The Cumberland Post

The Cumberland Post
My Backyard, Six Miles from the Cumberland River

Saturday, April 17, 2010

Hudsons and the Great Terraplane

My uncle Leonard owned a small Hudson dealership in NYC in the late 40's and early 50's. I loved cars and always looked forward to his and my Aunt Jo's visits because they usually came in a new stepdown Hudson. The stepdown design gave Hudsons a low center of gravity and they soon became the favorite cars of stockcar racers.

In the 30's Hudson made a car they called the Terraplane.

From Wikipedia...

"Terraplane was a car brand and model built by the Hudson Motor Car Company of Detroit, Michigan between 1932 and 1939."

Great "blues singer Robert Johnson wrote and sang the famous song 'Terraplane Blues' in which the Terraplane becomes a metaphor for sex. In the lyrical narrative, the car will not start and Johnson suspects that his girlfriend let another man drive it when he was gone. In describing the various mechanical problems with his Terraplane, Johnson creates a setting of thinly-veiled sexual innuendo."


  1. Dan, it's interesting that you blogged about Hudson. Being only 50 years old, the Hudson was not something I was very familiar with.

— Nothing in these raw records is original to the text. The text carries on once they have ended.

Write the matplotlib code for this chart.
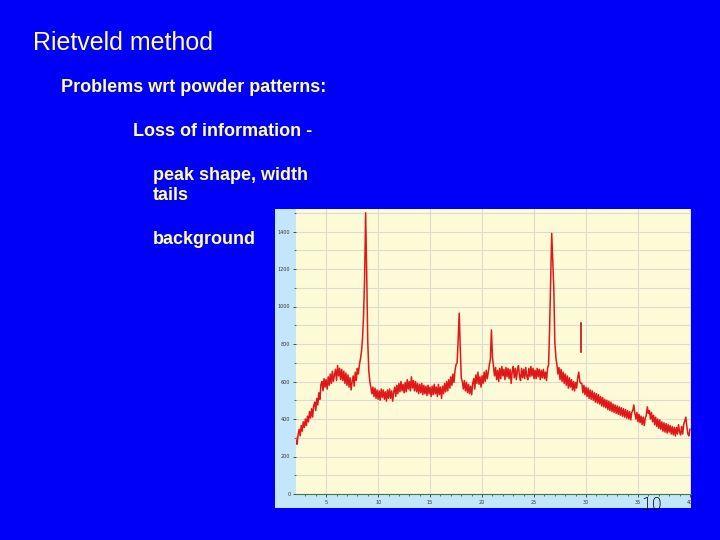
import matplotlib
matplotlib.use("Agg")
import matplotlib.pyplot as plt
from matplotlib.ticker import MultipleLocator
import numpy as np

# powder pattern, 2-theta step 0.1 from 2.0 to 40.0
two_theta_start, two_theta_step = 2.0, 0.1
counts = [
    330, 280, 265, 315, 345, 310,
    365, 335, 385, 355, 400,
    365, 415, 385, 440, 405,
    455, 410, 470, 490, 445,
    510, 475, 540, 505, 585,
    600, 550, 615, 570, 610,
    560, 625, 580, 640, 590,
    655, 600, 635, 665, 605,
    685, 630, 670, 610, 665,
    605, 655, 590, 645, 580,
    635, 570, 620, 555, 600,
    630, 575, 650, 605, 670,
    640, 690, 720, 760, 830,
    950, 1150, 1500, 1180, 820,
    660, 600, 570, 535, 570,
    520, 565, 510, 555, 505,
    550, 500, 560, 515, 555,
    505, 545, 495, 555, 510,
    560, 510, 550, 495, 545,
    570, 520, 580, 535, 590,
    545, 600, 550, 585, 540,
    595, 545, 610, 560, 600,
    550, 625, 565, 605, 550,
    600, 545, 590, 535, 585,
    540, 590, 530, 580, 535,
    575, 525, 580, 535, 570,
    520, 575, 530, 585, 535,
    570, 520, 585, 530, 570,
    510, 575, 535, 590, 545,
    600, 550, 610, 565, 625,
    580, 640, 595, 660, 690,
    700, 820, 965, 780, 620,
    600, 560, 605, 550, 595,
    540, 585, 535, 575, 530,
    590, 615, 560, 635, 590,
    650, 585, 625, 570, 630,
    590, 650, 600, 660, 615,
    650, 690, 720, 875, 730,
    680, 630, 675, 610, 660,
    600, 670, 615, 680, 630,
    665, 610, 675, 625, 670,
    615, 665, 590, 655, 680,
    620, 670, 610, 660, 685,
    630, 605, 670, 620, 665,
    615, 675, 630, 610, 670,
    625, 680, 630, 670, 615,
    660, 615, 670, 625, 665,
    610, 660, 620, 665, 615,
    650, 605, 670, 690, 890,
    1150, 1390, 1250, 1100, 810,
    730, 690, 640, 675, 610,
    665, 600, 650, 590, 640,
    580, 630, 565, 620, 570,
    610, 555, 600, 550, 595,
    565, 620, 650, 600, 590,
    590, 540, 580, 530, 570,
    520, 565, 510, 555, 505,
    550, 500, 540, 490, 535,
    485, 530, 480, 520, 470,
    515, 465, 505, 460, 500,
    450, 495, 445, 490, 440,
    480, 435, 475, 430, 470,
    425, 465, 420, 460, 415,
    455, 410, 450, 405, 445,
    400, 440, 395, 435, 445,
    475, 430, 400, 435, 385,
    425, 380, 415, 370, 410,
    365, 405, 420, 465, 430,
    445, 400, 435, 385, 420,
    370, 410, 360, 400, 350,
    395, 345, 385, 335, 380,
    330, 375, 325, 370, 330,
    365, 320, 360, 315, 355,
    310, 355, 320, 370, 330,
    315, 360, 320, 370, 390,
    410, 360, 320, 310, 345,
]
# loose fragment near 29.5 degrees
spike_theta = [29.5, 29.5]
spike_counts = [760, 910]

slide_title = "Rietveld method"
bullets = [
    ("Problems wrt powder patterns:", 61, 88),
    ("Loss of information -", 133, 131),
    ("peak shape, width", 153, 175),
    ("tails", 153, 196),
    ("background", 153, 240),
]

two_theta = two_theta_start + two_theta_step * np.arange(len(counts))

W, H = 720, 540
fig = plt.figure(figsize=(7.2, 5.4), dpi=100)
fig.patch.set_facecolor("#0000f8")

# light blue frame behind the chart
frame = fig.add_axes([275 / W, 1 - 508 / H, (691 - 275) / W, (508 - 209) / H], zorder=0)
frame.set_facecolor("#c4e6fa")
frame.set_xticks([])
frame.set_yticks([])
for s in frame.spines.values():
    s.set_visible(False)

ax = fig.add_axes([296 / W, 1 - 494 / H, (691 - 296) / W, (494 - 209) / H], zorder=1)
ax.set_facecolor("#fdfad8")
ax.plot(two_theta, counts, color="#e01818", lw=1.1)
ax.plot(spike_theta, spike_counts, color="#c01010", lw=1.2)
ax.set_xlim(2.1, 40.1)
ax.set_ylim(0, 1520)
ax.xaxis.set_major_locator(MultipleLocator(5))
ax.xaxis.set_minor_locator(MultipleLocator(1))
ax.yaxis.set_major_locator(MultipleLocator(200))
ax.yaxis.set_minor_locator(MultipleLocator(100))
ax.grid(True, axis="x", which="major", color="#dcdccc", lw=0.8)
ax.grid(True, axis="y", which="both", color="#dcdccc", lw=0.8)
ax.set_axisbelow(True)
for s in ["top", "right", "left"]:
    ax.spines[s].set_visible(False)
ax.spines["bottom"].set_color("#3a7a3a")
ax.tick_params(labelsize=3.5, length=2, width=0.6, colors="#333333", pad=2)
ax.tick_params(which="minor", length=1.5, width=0.5, colors="#333333")

fig.text(33 / W, 1 - 43 / H, slide_title, color="#ffff99", fontsize=18,
         family="Liberation Sans", va="center", ha="left")
for txt, px, py in bullets:
    fig.text(px / W, 1 - py / H, txt, color="#ffff99", fontsize=13,
             fontweight="bold", family="Liberation Sans", va="center", ha="left")

fig.text(652 / W, 1 - 505 / H, "10", color="black", fontsize=12,
         family="DejaVu Sans", va="center", ha="center", fontweight="light",
         zorder=5)

fig.savefig("out.png", dpi=100, facecolor=fig.get_facecolor())
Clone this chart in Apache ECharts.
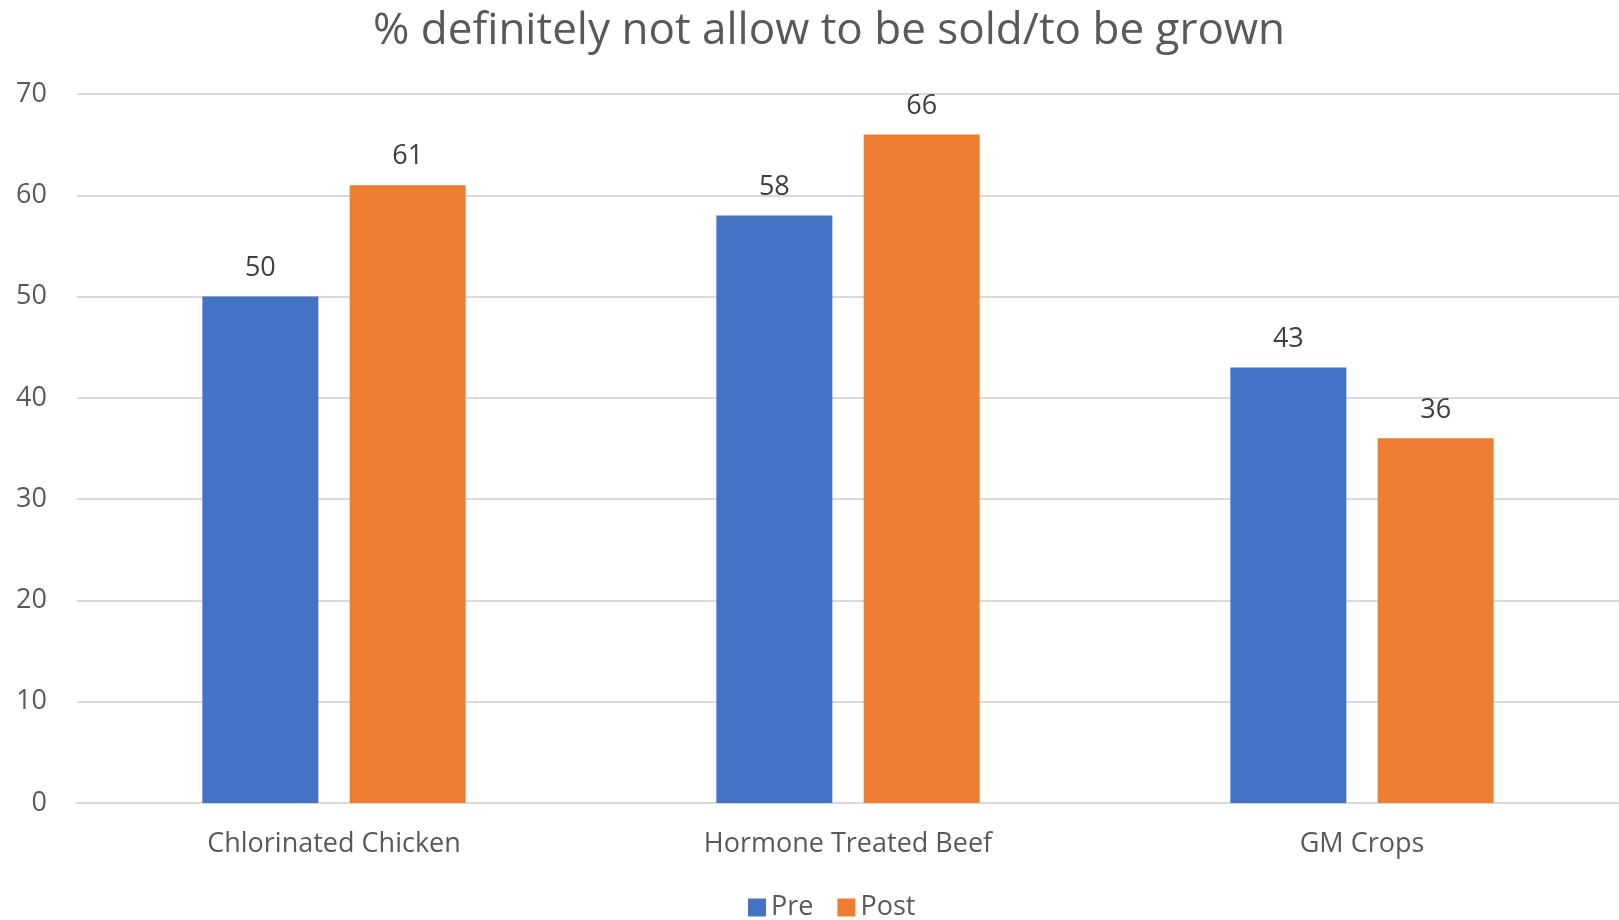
<!DOCTYPE html>
<html><head><meta charset="utf-8">
<script src="https://cdn.jsdelivr.net/npm/echarts@6/dist/echarts.min.js"></script>
<style>html,body{margin:0;padding:0;background:#fff}#c{width:1619px;height:920px}</style>
</head><body><div id="c"></div>
<script>
const categories = ["Chlorinated Chicken", "Hormone Treated Beef", "GM Crops"];
const preValues = [50, 58, 43];
const postValues = [61, 66, 36];
const seriesNames = ["Pre", "Post"];
const titleText = "% definitely not allow to be sold/to be grown";

const FONT = "Open Sans";
const TXT = "#595959";
const chart = echarts.init(document.getElementById('c'));
chart.setOption({
  animation: false,
  title: { text: titleText, left: 824, textAlign: 'center', top: 4,
    textStyle: { fontFamily: FONT, fontSize: 44, fontWeight: 'normal', color: TXT } },
  legend: { data: seriesNames, bottom: -6, left: 743, itemWidth: 18, itemHeight: 18, itemGap: 24,
    icon: 'rect', textStyle: { fontFamily: FONT, fontSize: 27, color: TXT } },
  grid: { left: 77, right: 0, top: 94, bottom: 117, containLabel: false },
  xAxis: { type: 'category', data: categories,
    axisLine: { lineStyle: { color: '#D9D9D9', width: 2 } }, axisTick: { show: false },
    axisLabel: { fontFamily: FONT, fontSize: 27, color: TXT, margin: 28 } },
  yAxis: { type: 'value', min: 0, max: 70, interval: 10,
    axisLine: { show: false }, axisTick: { show: false },
    splitLine: { lineStyle: { color: '#D9D9D9', width: 2 } },
    axisLabel: { fontFamily: FONT, fontSize: 27, color: TXT, margin: 30 } },
  series: [
    { name: seriesNames[0], type: 'bar', data: preValues, barWidth: 116, barGap: '27%',
      itemStyle: { color: '#4472C4' },
      label: { show: true, position: 'top', distance: 15, fontFamily: FONT, fontSize: 27, color: '#404040' } },
    { name: seriesNames[1], type: 'bar', data: postValues, barWidth: 116, barGap: '27%',
      itemStyle: { color: '#ED7D31' },
      label: { show: true, position: 'top', distance: 15, fontFamily: FONT, fontSize: 27, color: '#404040' } }
  ]
});
</script></body></html>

    But two nights ago, my wife's uncle was telling me about a time that he and Charles Roemer (who eventually became Governor of Louisiana) raced from "Hilltop" (about 10 miles east of Bossier) back in to town.

    The deputy that provided chase clocked them at 130 plus mph. I asked Uncle Herva what he was driving. "A 52 Hudson." (I think he said a '52)

    Oh man...then he ran on for several minutes with memories of that car. Tasty slice of American Pie...

  2. Andy, Believe it or not, those 52 Hudson's had six cylinder engines. They were big sixes, however, and some people got them with Twin H power option, two, two barrel carbs. On certain models, the already big engine was bored out to over 300 cu. in. increasing the horsepower to a hefty 210, pretty amazing for those days. They would fly.

  3. Dan, I'll have to ask Pam's Uncle Herva the next time I see him how his engine was set up.

    I'm sure he will know...and it will provide fodder for conversation. I will go in armed with some knowledge that might surprise him. He just may be impressed. Thanks!

  4. My dad's Hudson was the first car I remember. Beautiful.